Wednesday, July 30, 2008

Day 11: Brazing the seatstays

I woke up this morning even more tired than when I went to bed. This is a very demanding experience, physically and emotionally. The phrase "bicycle boot camp" is not far off the mark. Nearly every day we've been in the shop from 9am to 11pm. By this morning it had caught up with me and I was in a foul mood.

Mitering seatstay caps by hand was probably not the ideal way to get over this foulness. It's very finnicky business. I probably worked for at least three hours before I got them just right (i.e., before that little tube up there fit perfectly in the shape I'd filed out...), and by then it was lunch time. My foul mood persisted.

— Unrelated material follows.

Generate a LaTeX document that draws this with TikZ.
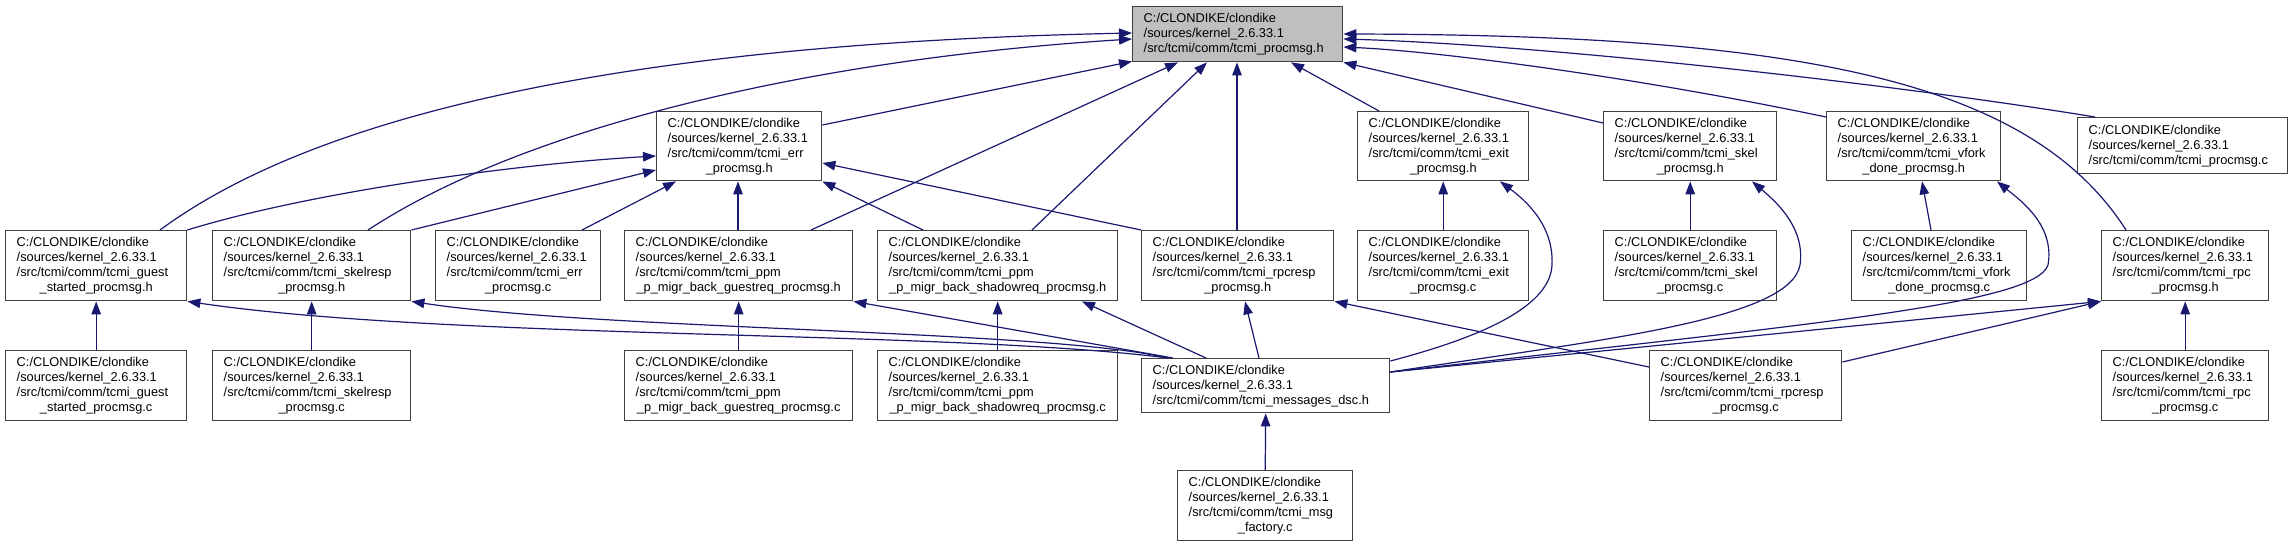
\documentclass[tikz,border=0pt]{standalone}
\usepackage{fontspec}
\setmainfont{Liberation Sans}
\usetikzlibrary{arrows.meta}
\definecolor{edgec}{RGB}{25,25,112}
\definecolor{boxc}{RGB}{64,64,64}
\definecolor{maingray}{RGB}{191,191,191}
\newcommand\mypth[1]{C:/CLONDIKE/clondike\\/sources/kernel\_2.6.33.1\\/src/tcmi/comm/tcmi\_#1}
\newcommand\myctr[1]{\hspace*{0pt plus 1filll}#1\hskip 0pt plus 1filll\mbox{}}
\tikzset{
  box/.style={draw=boxc, line width=1.4pt, anchor=north west, inner xsep=11pt, inner ysep=0pt,
    align=left, font=\fontsize{12.8}{15}\selectfont, fill=white},
  edge/.style={draw=edgec, line width=1.2pt, -{Triangle[length=13pt,width=9.5pt]}}
}
\begin{document}
\begin{tikzpicture}[x=1pt,y=-1pt]
\useasboundingbox (0,0) rectangle (2292,547);
% row 1
\node[box, fill=maingray, minimum width=210pt, minimum height=55pt, text width=188pt] (main) at (1132,6) {\mypth{procmsg.h}};
% row 2
\node[box, minimum width=165pt, minimum height=69pt, text width=143pt] (err_h) at (656,111) {\mypth{err}\\\myctr{\_procmsg.h}};
\node[box, minimum width=171pt, minimum height=69pt, text width=149pt] (exit_h) at (1357,111) {\mypth{exit}\\\myctr{\_procmsg.h}};
\node[box, minimum width=173pt, minimum height=69pt, text width=151pt] (skel_h) at (1603,111) {\mypth{skel}\\\myctr{\_procmsg.h}};
\node[box, minimum width=174pt, minimum height=69pt, text width=152pt] (vfork_h) at (1826,111) {\mypth{vfork}\\\myctr{\_done\_procmsg.h}};
\node[box, minimum width=210pt, minimum height=56pt, text width=188pt] (procmsg_c) at (2077,117) {\mypth{procmsg.c}};
% row 3
\node[box, minimum width=181pt, minimum height=70pt, text width=159pt] (guest_h) at (5,230) {\mypth{guest}\\\myctr{\_started\_procmsg.h}};
\node[box, minimum width=198pt, minimum height=70pt, text width=176pt] (skelresp_h) at (212,230) {\mypth{skelresp}\\\myctr{\_procmsg.h}};
\node[box, minimum width=165pt, minimum height=70pt, text width=143pt] (err_c) at (435,230) {\mypth{err}\\\myctr{\_procmsg.c}};
\node[box, minimum width=228pt, minimum height=70pt, text width=206pt] (guestreq_h) at (624,230) {\mypth{ppm}\\\myctr{\_p\_migr\_back\_guestreq\_procmsg.h}};
\node[box, minimum width=240pt, minimum height=70pt, text width=218pt] (shadowreq_h) at (877,230) {\mypth{ppm}\\\myctr{\_p\_migr\_back\_shadowreq\_procmsg.h}};
\node[box, minimum width=192pt, minimum height=70pt, text width=170pt] (rpcresp_h) at (1141,230) {\mypth{rpcresp}\\\myctr{\_procmsg.h}};
\node[box, minimum width=171pt, minimum height=70pt, text width=149pt] (exit_c) at (1357,230) {\mypth{exit}\\\myctr{\_procmsg.c}};
\node[box, minimum width=173pt, minimum height=70pt, text width=151pt] (skel_c) at (1603,230) {\mypth{skel}\\\myctr{\_procmsg.c}};
\node[box, minimum width=175pt, minimum height=70pt, text width=153pt] (vfork_c) at (1851,230) {\mypth{vfork}\\\myctr{\_done\_procmsg.c}};
\node[box, minimum width=167pt, minimum height=70pt, text width=145pt] (rpc_h) at (2101,230) {\mypth{rpc}\\\myctr{\_procmsg.h}};
% row 4
\node[box, minimum width=181pt, minimum height=70pt, text width=159pt] (guest_c) at (5,350) {\mypth{guest}\\\myctr{\_started\_procmsg.c}};
\node[box, minimum width=198pt, minimum height=70pt, text width=176pt] (skelresp_c) at (212,350) {\mypth{skelresp}\\\myctr{\_procmsg.c}};
\node[box, minimum width=228pt, minimum height=70pt, text width=206pt] (guestreq_c) at (624,350) {\mypth{ppm}\\\myctr{\_p\_migr\_back\_guestreq\_procmsg.c}};
\node[box, minimum width=240pt, minimum height=70pt, text width=218pt] (shadowreq_c) at (877,350) {\mypth{ppm}\\\myctr{\_p\_migr\_back\_shadowreq\_procmsg.c}};
\node[box, minimum width=248pt, minimum height=54pt, text width=226pt] (msgdsc_h) at (1141,358) {\mypth{messages\_dsc.h}};
\node[box, minimum width=192pt, minimum height=70pt, text width=170pt] (rpcresp_c) at (1649,350) {\mypth{rpcresp}\\\myctr{\_procmsg.c}};
\node[box, minimum width=167pt, minimum height=70pt, text width=145pt] (rpc_c) at (2101,350) {\mypth{rpc}\\\myctr{\_procmsg.c}};
% row 5
\node[box, minimum width=175pt, minimum height=70pt, text width=153pt] (factory_c) at (1177,470) {\mypth{msg}\\\myctr{\_factory.c}};

% edges into main
\draw[edge] ([xshift=155pt]guest_h.north west) .. controls (370,75) and (800,40) .. ([yshift=-27pt]main.north west);
\draw[edge] ([xshift=156pt]skelresp_h.north west) .. controls (520,130) and (800,60) .. ([yshift=-33pt]main.north west);
\draw[edge] ([yshift=-14pt]err_h.north east) -- ([yshift=1pt]main.south west);
\draw[edge] ([xshift=187pt]guestreq_h.north west) -- ([xshift=46pt]main.south west);
\draw[edge] ([xshift=155pt]shadowreq_h.north west) -- ([xshift=75pt]main.south west);
\draw[edge] ([xshift=96pt]rpcresp_h.north west) -- ([xshift=105pt]main.south west);
\draw[edge] ([xshift=22pt]exit_h.north west) -- ([xshift=159pt]main.south west);
\draw[edge] ([yshift=-12pt]skel_h.north west) -- (main.south east);
\draw[edge] ([yshift=-6pt]vfork_h.north west) .. controls (1650,80) and (1450,52) .. ([yshift=-41pt]main.north east);
\draw[edge] ([xshift=18pt]procmsg_c.north west) .. controls (1900,85) and (1550,45) .. ([yshift=-33pt]main.north east);
\draw[edge] ([xshift=25pt]rpc_h.north west) .. controls (2030,80) and (1800,35) .. ([yshift=-28pt]main.north east);
% edges into err_h
\draw[edge] (guest_h.north east) .. controls (300,195) and (500,165) .. ([yshift=-45pt]err_h.north west);
\draw[edge] (skelresp_h.north east) -- ([yshift=-59pt]err_h.north west);
\draw[edge] ([xshift=147pt]err_c.north west) -- ([xshift=20pt]err_h.south west);
\draw[edge] ([xshift=114pt]guestreq_h.north west) -- ([xshift=82pt]err_h.south west);
\draw[edge] ([xshift=46pt]shadowreq_h.north west) -- (err_h.south east);
\draw[edge] (rpcresp_h.north west) -- ([yshift=-52pt]err_h.north east);
% vertical edges
\draw[edge] (exit_c.north) -- (exit_h.south);
\draw[edge] (skel_c.north) -- (skel_h.south);
\draw[edge] ([xshift=80pt]vfork_c.north west) -- ([xshift=96pt]vfork_h.south west);
\draw[edge] (rpc_c.north) -- (rpc_h.south);
\draw[edge] (guest_c.north) -- (guest_h.south);
\draw[edge] (skelresp_c.north) -- (skelresp_h.south);
\draw[edge] (guestreq_c.north) -- (guestreq_h.south);
\draw[edge] (shadowreq_c.north) -- (shadowreq_h.south);
\draw[edge] (factory_c.north) -- (msgdsc_h.south);
% edges from messages_dsc and rpcresp_c
\draw[edge] ([xshift=118pt]msgdsc_h.north west) -- ([xshift=104pt]rpcresp_h.south west);
\draw[edge] ([yshift=-17pt]rpcresp_c.north west) -- (rpcresp_h.south east);
\draw[edge] ([xshift=65pt]msgdsc_h.north west) -- ([xshift=205pt]shadowreq_h.south west);
\draw[edge] ([xshift=32pt]msgdsc_h.north west) -- (guestreq_h.south east);
\draw[edge] ([xshift=27pt]msgdsc_h.north west) .. controls (1050,330) and (600,330) .. (skelresp_h.south east);
\draw[edge] ([xshift=27pt]msgdsc_h.north west) .. controls (950,330) and (450,340) .. (guest_h.south east);
\draw[edge] ([yshift=-3pt]msgdsc_h.north east) .. controls (1470,340) and (1550,310) .. (1552,265) .. controls (1554,225) and (1525,200) .. ([xshift=143pt]exit_h.south west);
\draw[edge] ([yshift=-14pt]msgdsc_h.north east) .. controls (1600,340) and (1790,320) .. (1800,265) .. controls (1805,230) and (1780,205) .. ([xshift=149pt]skel_h.south west);
\draw[edge] ([yshift=-14pt]msgdsc_h.north east) .. controls (1800,325) and (2035,305) .. (2048,265) .. controls (2055,225) and (2020,200) .. ([xshift=171pt]vfork_h.south west);
\draw[edge] ([yshift=-14pt]msgdsc_h.north east) -- (rpc_h.south west);
\draw[edge] ([yshift=-12pt]rpcresp_c.north east) -- (rpc_h.south west);
\end{tikzpicture}
\end{document}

But after a sandwich and with some caffeine in my system, I returned to the shop a bit early from lunch and fillet brazed the seatstay cap in place. Oh man do I like brazing. It went smoothly and immediately reversed my mood. Indeed, it kept me happy through the approximately four hours of filing and shaping that followed. And it was worth it: I think they look incredible, and they fit the style of the bike, too.

After dinner I got ready to braze them to the seat lug. It's a somewhat complicated braze: a fillet braze using silver. The reason brass isn't used is that the seatstay cap is brazed in with brass, so you don't want it to come loose. Anyway, it went smoothly, and after that, I was ready to call it a night. Tomorrow I'll do the other side, attach the seatstays to the rear dropouts, and add some brake bridges. I'll save my braze-ons for Friday and my filing for tomorrow night (I intend on pulling an all-nighter. I have no files and no work bench at home!)

Robert is ahead of me, but it seems like he'll have no time to file his lugs and will have to do that at home, which is disappointing for him. Dan is a bit ahead and will finish, I'm certain. His energy levels are absolutely incredible.

As for my frame, I've adopted an attitude — borrowed from the title of the new Richard Sachs film — that will ensure it gets done: imperfection is perfection. This is only my first frame. It's not my "calling card," and it's not even really entirely mine since Doug brazed three lugs. It's just the frame I built while I was learning to build frames. When I have my own equipment, I'll make a really nice one with lots of personal touches. I'll just make this one as nice as I can in the time I have... Every file mark and every skewed radius is just a reminder of the honest truth: that I'm a beginner.

Oh framebuilding, teacher of humility.